Perhaps it is still illegal to go for a swim... I don't know. But the Grand River is a lot cleaner looking than it used to be; and there is now a lot more in the way of wildlife to be seen along its banks. Wennaworalad, there weren't beavers waddling about, biting trees, and slapping the water with their flat tails. Now there are. And there are a lot more white tailed deer to be seen too. There seems to be a lot more fish, as well, mainly because there are a lot more fish-eating birds, like great blue herons and even the occasional osprey. This is a bit funny, if you think about it, because the birds aren't responsible for the increase in fish numbers, except the number that have been eaten by birds. Nevertheless, you have to take their word for it, because the fish are hard to see most of the time.

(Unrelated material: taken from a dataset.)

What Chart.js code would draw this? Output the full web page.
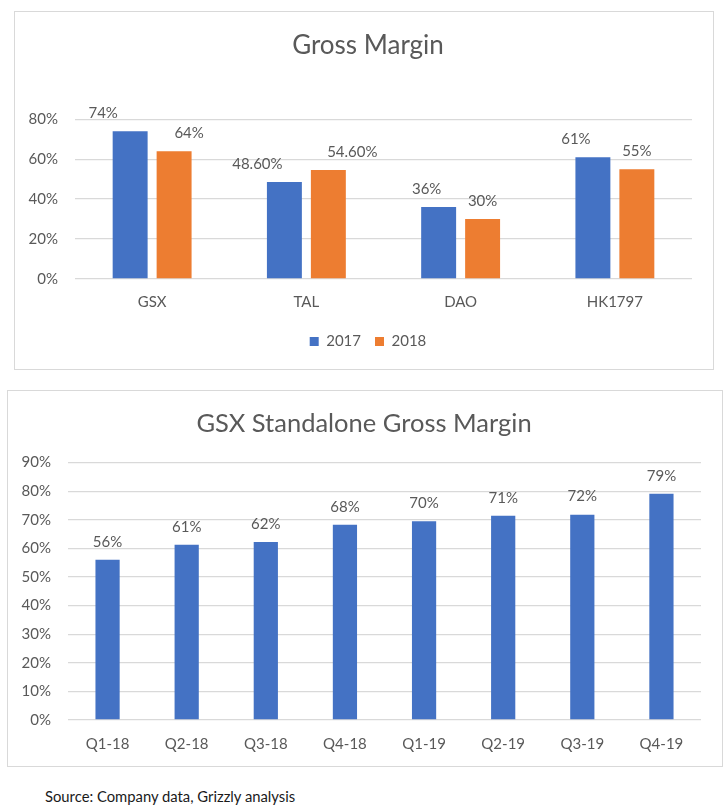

My old friend Stuart's dad used to say that more kids got sick from backyard pools than from any ill-effects caused by swimming in the river. And he was a doctor. I think that the river's reputation back then for being a dirty embarrassment was probably ill-deserved, just as nowadays its new role as a tourist attraction is a little overstated. People dream up these notions and the river just continues to flow along. Not many of these people, I suspect, spend much time actually watching it flow by.
That's really the thing that I like best about the Grand. There are a dozen places within a few minutes walk, where the river simply shrugs off the attention of politicians and the concern of environmentalists, the police, and over-protective parents; where the river is the same as it ever was; and whatever nonsense transpired over the past two hundred years may just as well not have happened.